In aircraft gas-turbine (jet) propulsion, a very large excess of air is supplied for cooling and complete combustion. For typical operating conditions, what overall air–fuel ratio (by mass) is most representative for a turbojet/turbofan combustion chamber?

Difficulty: Easy

Correct Answer: 60:1

Explanation:


Introduction / Context:
In gas-turbine (jet) engines, the combustor uses much more air than the chemically required amount. The question assesses fundamental understanding of why overall air–fuel ratio (AFR) in jet engines is very high compared to the stoichiometric value for hydrocarbon fuels (about 15:1 by mass) and asks for a representative numerical value used in practice.


Given Data / Assumptions:

  • Overall AFR refers to total mass of air entering the combustor compared to total fuel, not just the primary zone.
  • Stoichiometric AFR for typical aviation kerosene is around 14.7–15:1, but excess air is routed for dilution and liner cooling.
  • We are looking for a typical range used at cruise or rated conditions, not a transient or idle point.


Concept / Approach:
Jet engines require high turbine inlet temperature limits and uniform exit temperature profiles. To protect hardware and ensure complete combustion with low emissions, only part of the air participates in initial burning; the rest is added downstream for dilution and wall cooling. Therefore, overall AFR is many times the stoichiometric AFR, commonly 50:1 to 80:1, with about 60:1 being a widely cited representative figure for design estimates.


Step-by-Step Solution:

1) Stoichiometric AFR for kerosene ≈ 15:1 (for reference).2) Primary zone may operate near 15:1 to 25:1 locally, but overall includes secondary and dilution air.3) Typical overall AFR used in introductory design problems and many texts ≈ 60:1.4) Therefore, among the choices, 60:1 best represents real engine practice.

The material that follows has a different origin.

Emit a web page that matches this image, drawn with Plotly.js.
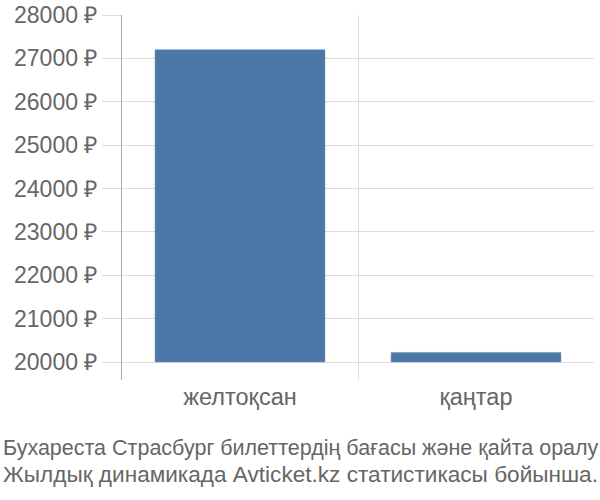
<!DOCTYPE html>
<html>
<head>
<meta charset="utf-8">
<script src="https://cdn.plot.ly/plotly-3.0.1.min.js"></script>
<style>
    html, body { margin: 0; padding: 0; background: #fff; }
    #chart { width: 600px; height: 500px; }
</style>
</head>
<body>
<div id="chart"></div>
<script>
// months and average ticket price (rubles)
const months = ['желтоқсан', 'қаңтар'];
const prices = [27200, 20220];
const baseline = 20000;

// y axis ticks
const priceTicks = [20000, 21000, 22000, 23000, 24000, 25000, 26000, 27000, 28000];
const priceTickText = priceTicks.map(v => v + ' ₽');

const titleLines = [
    'Бухареста Страсбург билеттердің бағасы және қайта оралу',
    'Жылдық динамикада Avticket.kz статистикасы бойынша.'
];

const textColor = '#666';
const gridColor = '#ddd';
const titleFont = 'Liberation Sans Narrow, Liberation Sans, Arial, sans-serif';

const trace = {
    type: 'bar',
    x: months,
    y: prices.map(p => p - baseline),  // bars start at the baseline
    base: baseline,
    width: 0.72,
    marker: {
        color: '#4c78a8',
        line: { color: '#6f93bd', width: 0.5 }
    },
    hoverinfo: 'skip'
};

// one annotation per title line, placed under the plot
const titleAnnotations = titleLines.map((line, i) => ({
    text: line,
    xref: 'paper',
    yref: 'paper',
    x: 0,
    xanchor: 'left',
    xshift: -121,
    y: i === 0 ? -0.186 : -0.258,
    yanchor: 'middle',
    showarrow: false,
    align: 'left',
    font: { family: titleFont, size: i === 0 ? 21.5 : 22.6, color: textColor }
}));

const layout = {
    width: 600,
    height: 500,
    margin: { l: 122, r: 6, t: 15, b: 120 },
    paper_bgcolor: '#fff',
    plot_bgcolor: '#fff',
    showlegend: false,
    font: { family: 'Liberation Sans, Arial, sans-serif', size: 23, color: textColor },
    xaxis: {
        type: 'category',
        range: [-0.5, 1.5],
        tickson: 'boundaries',
        showgrid: true,
        gridcolor: gridColor,
        gridwidth: 1,
        ticks: '',
        showline: false,
        zeroline: false,
        tickfont: { size: 23.5, color: textColor },
        fixedrange: true
    },
    yaxis: {
        range: [19585, 28000],
        tickvals: priceTicks,
        ticktext: priceTickText,
        showgrid: true,
        gridcolor: gridColor,
        gridwidth: 1,
        ticks: 'outside',
        ticklen: 19,
        tickcolor: gridColor,
        showline: true,
        linecolor: '#aaa',
        linewidth: 1,
        zeroline: false,
        tickfont: { size: 23, color: textColor },
        fixedrange: true
    },
    annotations: titleAnnotations
};

Plotly.newPlot('chart', [trace], layout, { displayModeBar: false, staticPlot: true });
</script>
</body>
</html>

Verification / Alternative check:
Back-of-envelope: If only ~25–30% of compressor air is used for primary combustion and the rest is for dilution/cooling, then overall AFR ≈ (air total) / fuel ≈ 3 * (stoich AFR) to 4 * (stoich AFR) ≈ 45:1 to 60:1, consistent with 60:1 being a reasonable pick.


Why Other Options Are Wrong:

  • 30:1 or 40:1: Too low for typical cruise/full-load overall AFR; would overheat turbine components.
  • 50:1: Plausible but slightly on the lower side of typical representative values.
  • 80:1: Possible at some conditions, but not commonly quoted as the representative value.


Common Pitfalls:
Confusing stoichiometric AFR with overall combustor AFR, or assuming all air takes part in the initial chemical reaction. Also, mixing local zone AFR with overall system AFR leads to underestimation.